Required Information

  • JDBC driver used to connect to the database: CData JDBC Driver for EMR SparkSQL

  • JDBC URI for the EMR SparkSQL data source.

  • Service Account with the required privileges

  • Kerberos information - Optional

  • Keytab file - Optional

Authentication

Kerberized data sources can only be added to the catalog after Kerberos configuration has been done on the Alation server side. Refer to Configuring Kerberos for Data Source Authentication.

JDBC URI

When building the URI, include the following components:

  • EMR Instance IP - This is the master DSN value of the AWS EMR.

  • KDC IP from krb.conf file

  • KerberosRealm - This will be the domain name you specified while configuring the security setting on EMR. Refer to EMR Kerberos Configuration.

  • KerberosKDC - This will be the IP address of your KDC server, If Kerberos is hosted on EMR then this value will have the same value as that of EMR Instance IP.

  • Service account - User name

  • Service account - Password

  • RTK Key - Use the RTK parameter only if you have the RTK provided by Alation.

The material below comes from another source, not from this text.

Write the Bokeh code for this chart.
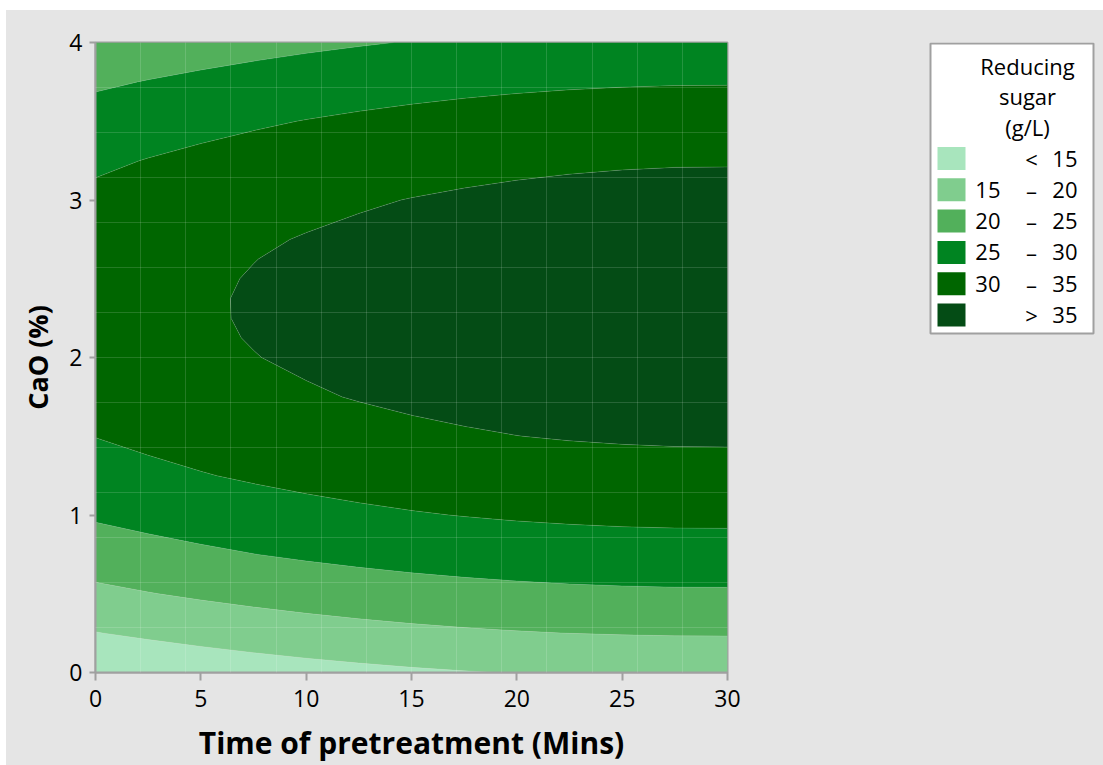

Use the following format for the JDBC URI:

sparksql://<EMR_Instance_IP:Port>;KerberosSPN=hadoop/<KDC IP from Krb.conf file>;AuthScheme=Kerberos;KerberosRealm=CDATA.COM;KerberosKDC=<EMR_Instance_IP>;port=1000 1;user=<Service account_User name>;password=<Service account_Password>;RTK=<RTK_Key>

Example:

sparksql://ec2-34-208-101-143.us-west-2.compute.amazonaws.com:100001;KerberosSPN=hadoop/ip-172-31-42-240.us-west-2.compute.internal;AuthScheme=Kerberos;KerberosRealm=CDATA.COM;KerberosKDC=ec2-34-208-101-143.us-west-2.compute.amazonaws.com;port=1000 1;user=admin1@CDATA.COM;password=Password;RTK=444752465641535552425641454E545042424D333236323900000000000000000000000000000000414C4154494F4E5800005559475655474E4E464242370000

Service Account

Create the service account for EMR SparkSQL based on Kerberos authentication.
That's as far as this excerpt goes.